We build a simple stock trading portfolio to measure how investors value industrial policy uncertainty. Every month we invest in firms that have received positive policy support over the past year. For these firms, there is uncertainty about continued support and thus the future value of support. This is a very simple strategy that anyone can employ; it simply invests following the lead of the central government.
Our IPU portfolio indeed earns excess risk-adjusted returns, suggesting that investors undervalue firms subject to policy uncertainty. On a value-weighted basis, small supported firms earn statistically significant risk-adjusted excess returns (alphas) of 12.0% (CAPM), 6.0% (Carhart), and 7.2% (CH4) per year. Figure 3 (red line) plots the cumulative monthly excess returns for small supported firms under the CH4 model (Liu, Stambaugh, and Yuan 2019). These excess returns represent an economically large, persistent, and predictable discount relative to the future value of the firm and demonstrate that the market undervalues supported firms.
Consistent with the risk premium hypothesis, Figure 3 demonstrates that investors consistently earn excess returns except during periods when policy risks are realized. The IPU portfolio of small supported firms reliably produces excess returns until November 2020, when the tech crackdown was initiated. The tech crackdown was an abrupt and unanticipated reversal of industrial policy, in which stocks that previously enjoyed policy support were disproportionately affected.
An important concern is that industrial policy support is not random and the government, either deliberately or incidentally, selects industries that produce high excess returns in the future, just as a skilled hedge fund manager does. However, the difference is that hedge fund managers keep their decisions private, whereas government policy announcements are public. If the government simply “picks winners,” then financial market participants would easily arbitrage away the predictable returns that we document. Chinese investors are indeed attentive to price predictability; Carpenter, Lu, and Whitelaw (2021) demonstrate that the price efficiency in China’s stock market is comparable to the US market, and we find no evidence that our results are driven by inattentive investors.

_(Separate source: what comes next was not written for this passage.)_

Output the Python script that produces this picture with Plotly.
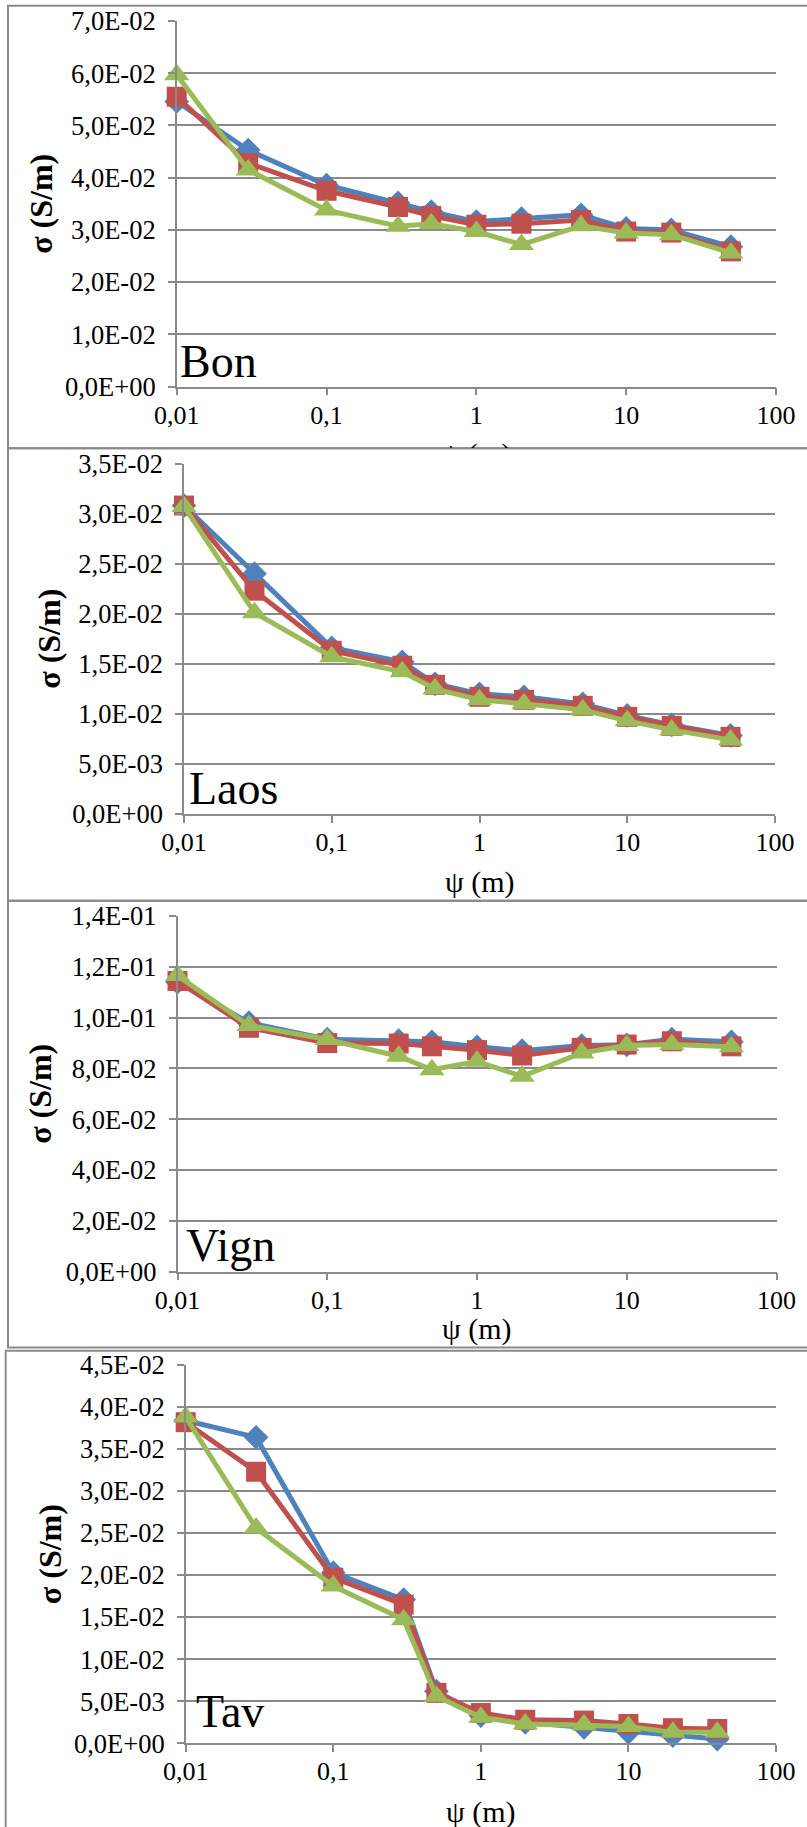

In addition, we perform several robustness checks on our main IPU portfolio analysis. The excess risk-adjusted returns to the IPU portfolio are not due to (1) a size or shell-value effect, (2) policy classification errors, (3) the outperformance of the tech sector, (4) an R&D risk premium, or (5) extrapolative beliefs.
Our study documents a novel financial cost of Chinese industrial policy. Due to policy uncertainty, investors persistently undervalue supported stocks. This increased uncertainty raises the relative cost of capital for supported firms, and thus reduces the efficiency of industrial policy support.
References
Baker, Scott R., Nicholas Bloom, and Steven J. Davis. 2016. “Measuring Economic Policy Uncertainty.” Quarterly Journal of Economics 131 (4): 1593–1636. https://doi.org/10.1093/qje/qjw024.
Carpenter, Jennifer N., Fangzhou Lu, and Robert F. Whitelaw. 2021. “The Real Value of China’s Stock Market.” Journal of Financial Economics 139 (3): 679–96. https://doi.org/10.1016/j.jfineco.2020.08.012.
Liu, Jianan, Robert F. Stambaugh, and Yu Yuan. 2019. “Size and Value in China.” Journal of Financial Economics 134 (1): 48–69. https://doi.org/10.1016/j.jfineco.2019.03.008.
Pástor, Ľuboš, and Pietro Veronesi. 2013. “Political Uncertainty and Risk Premia.” Journal of Financial Economics 110 (3): 520–45. https://doi.org/10.1016/j.jfineco.2013.08.007.
Sinclair, Andrew J., and Chuyi Zhang. 2023. “Discounting Industrial Policy.” Working Paper.